A festa da anistia não pode parar
TERMINANTEMENTE PROIBIDA DE ATRAVESSAR O ATLÂNTICO pelo presidente Lula, disposto a tudo para manter a forasteira indesejada longe de um Brasil que passou de pobre a novo-rico em apenas cinco anos, e daqui a mais cinco estará desfrutando do vidaço de bilionário petroleiro, a crise econômica americana foi obrigada a viajar por terra. A interdição do oceano forçou o monstrengo parido pelo capitalismo ianque a enfrentar canseiras e perigos exonerados da rota marítima. Cruzou a nado o Canal do Panamá, recorreu a furtivas caminhadas noturnas na inóspita etapa bolivariana, por pouco não foi atropelada por alguma motosserra na travessia da Amazônia. A viagem só terminaria neste começo de primavera. Na semana passada, a Bolsa de Valores e o dólar anunciaram que a crise chegou ao Brasil. Problema de George Bush, parecem pensar como Lula os tripulantes e passageiros do trem da alegria a serviço da Comissão de Anistia do Ministério da Justiça. Tudo vai bem no paraíso tropical que o chefe criou. E anda sobrando dinheiro, reiteraram as três paradas feitas em cinco dias pelo trem pagador. Na segunda-feira, o vagão dos metalúrgicos recolheu na estação da Câmara Municipal de São Bernardo 41 veteranos de greves, todos contemplados com indenizações que variam de R$ 100 mil a R$ 300 mil e pensões de R$ 900 a R$ 2.700 por mês. É pouco, queixaram-se os embarcados.
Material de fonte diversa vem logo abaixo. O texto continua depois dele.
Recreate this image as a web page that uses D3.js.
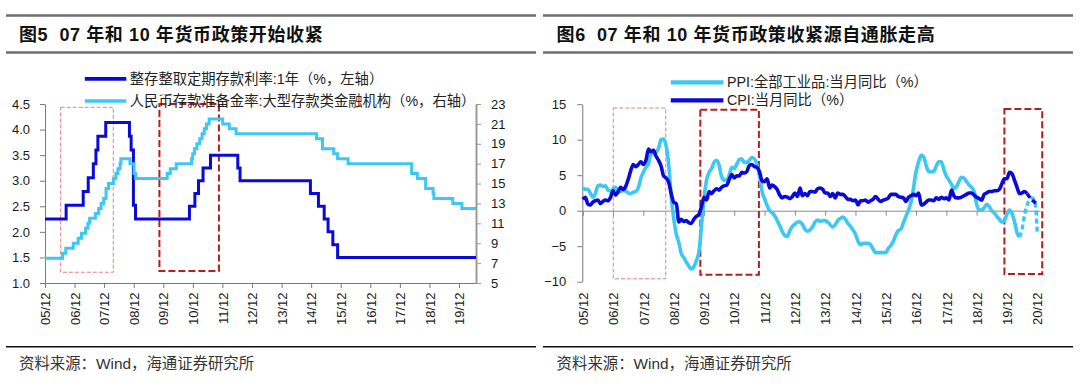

Se são todos heróis da resistência, por que o adjutório mensal é inferior ao de Lula, orçado em R$ 4.509? Se o batalhão dos operários do ABC lutou com tanta valentia e tanto desprendimento quanto a brigada dos jornalistas do Rio, como conformar-se com indenizações que parecem troco se comparadas aos R$ 1.000.253,24 embolsados pelo cartunista Ziraldo? "A Lei de Anistia é pouco eqüitativa", desculpou-se Paulo Abrão, presidente da comissão. "Particularmente, discordo dos critérios que aprofundam desigualdades e não identificam quem suportou mais sofrimentos e prejuízos em razão das perseguições". A angústia de Abrão seria abrandada, nas duas paradas seguintes, por merecidos elogios à inventividade do maquinista-chefe. Na quinta-feira, ao preço de R$ 99,6 mil (fora as prestações mensais), Nilmário Miranda inaugurou o carro-leito reservado a ex-ministros de Lula. Na sexta, durante a escala na estação da CNBB, instalaram-se no ecumênico vagão dos religiosos passageiros que nunca receberam salários e viviam jurando que o caminho para o Reino dos Céus é muito mais curto para quem não tem apego a dinheiro. O pastor americano Frederick Morris (indenização de R$ 286 mil e prestações mensais de R$ 2 mil) viaja agora ao lado do arcebispo-emérito da Paraíba, dom Marcelo Carvalheira (indenização de R$ 100 mil). Entre 2002 e junho deste ano, a farra da anistia torrou R$ 2,3 bilhões com indenizações. Pensões e aposentadorias consomem R$ 28 milhões por mês. A fila de espera passa de 30 mil pedintes. Com crise ou sem crise, a festa continua. O Brasil não se espanta com mais nada.
Rio coloca em risco ibope do Ibope
A pesquisa divulgada pelo DataFolha no fim de semana traduziu em números o que via com nitidez até o mecânico da Ferrari que cuida do sinal verde no pit stop: a onda Gabeira chegara ao pescoço de Marcello Crivella e ameaçava engolir em poucas horas o candidato do PRB. Ilusão de ótica, discordou o Ibope, que enxergou uma diferença de 14 pontos percentuais entre o senador (24% das intenções de voto) e o deputado do PV (10%). O Rio tem 4,5 milhões de eleitores. A margem de erro é de 3 pontos percentuais. A menor das distâncias, portanto, mostra o segundo colocado com 21% (ou 945 mil votos), 8 pontos acima do terceiro (13%, ou 585 mil). Sobretudo em números absolutos, é uma diferença de dimensões formidáveis. Como Fernando Gabeira continua com mais cara de segundo turno que Crivella, é bom que o instituto comece o quanto antes a garimpar explicações para o enigma que pode emergir das urnas: o que aconteceu para que fosse superado em 10 dias o abismo de 360 mil votos? Se não for convincente, o Ibope poderá ficar com um ibope de deixar ruborizado o mais nanico dos candidatos.